» **Problem details**:
Once the pictures are set aside, transcribe the remaining data exactly.

==== Data supplied ====

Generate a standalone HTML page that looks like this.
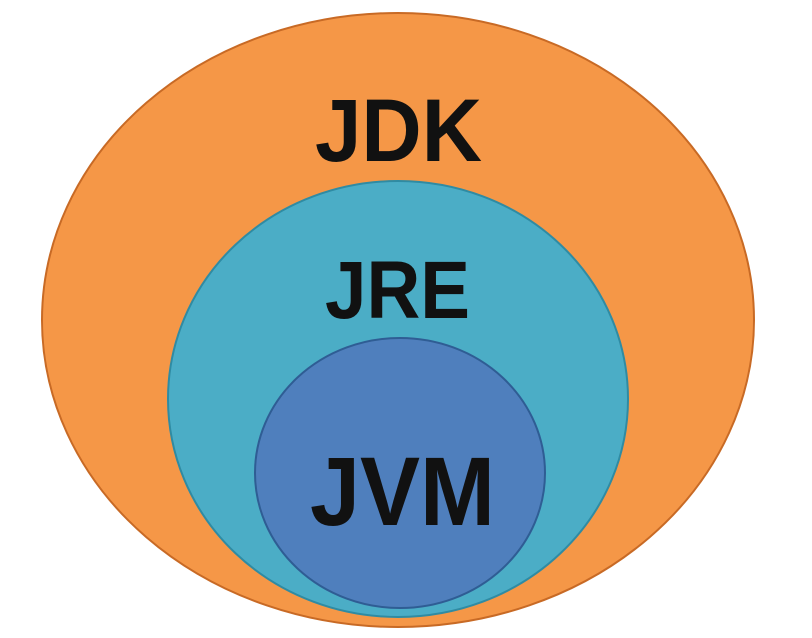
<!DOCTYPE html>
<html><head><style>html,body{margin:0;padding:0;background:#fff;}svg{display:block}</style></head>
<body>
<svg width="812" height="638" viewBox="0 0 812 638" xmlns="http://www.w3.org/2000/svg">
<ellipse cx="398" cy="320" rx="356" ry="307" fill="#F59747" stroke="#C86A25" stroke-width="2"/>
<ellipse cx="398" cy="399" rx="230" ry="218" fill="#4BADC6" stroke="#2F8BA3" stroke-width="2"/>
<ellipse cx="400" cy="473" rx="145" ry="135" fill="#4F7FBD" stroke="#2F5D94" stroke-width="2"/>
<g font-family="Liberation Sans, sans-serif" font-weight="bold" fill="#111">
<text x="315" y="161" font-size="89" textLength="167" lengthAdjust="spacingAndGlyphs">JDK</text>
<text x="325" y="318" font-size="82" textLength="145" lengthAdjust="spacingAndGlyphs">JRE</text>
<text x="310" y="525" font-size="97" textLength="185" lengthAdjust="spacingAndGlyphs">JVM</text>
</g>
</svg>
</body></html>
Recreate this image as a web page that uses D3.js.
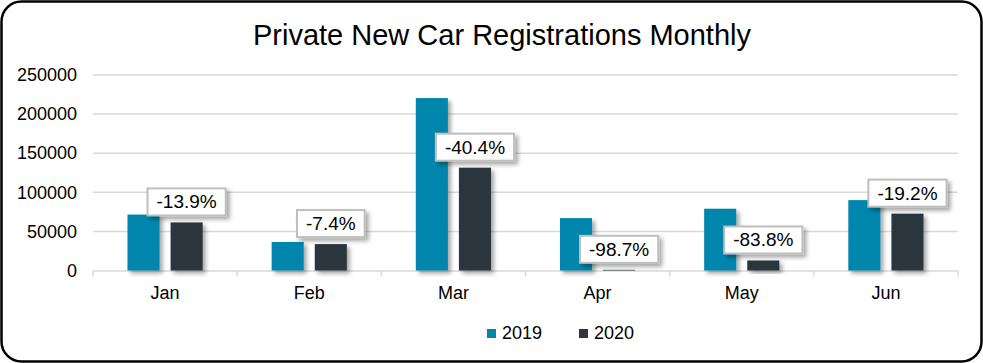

====

» **Exercise output**:
Generate a standalone HTML page that looks like this.
<!DOCTYPE html>
<html><head><style>html,body{margin:0;padding:0;background:#fff;}svg{display:block}</style></head>
<body>
<svg width="812" height="638" viewBox="0 0 812 638" xmlns="http://www.w3.org/2000/svg">
<ellipse cx="398" cy="320" rx="356" ry="307" fill="#F59747" stroke="#C86A25" stroke-width="2"/>
<ellipse cx="398" cy="399" rx="230" ry="218" fill="#4BADC6" stroke="#2F8BA3" stroke-width="2"/>
<ellipse cx="400" cy="473" rx="145" ry="135" fill="#4F7FBD" stroke="#2F5D94" stroke-width="2"/>
<g font-family="Liberation Sans, sans-serif" font-weight="bold" fill="#111">
<text x="315" y="161" font-size="89" textLength="167" lengthAdjust="spacingAndGlyphs">JDK</text>
<text x="325" y="318" font-size="82" textLength="145" lengthAdjust="spacingAndGlyphs">JRE</text>
<text x="310" y="525" font-size="97" textLength="185" lengthAdjust="spacingAndGlyphs">JVM</text>
</g>
</svg>
</body></html>
Recreate this image as a web page that uses D3.js.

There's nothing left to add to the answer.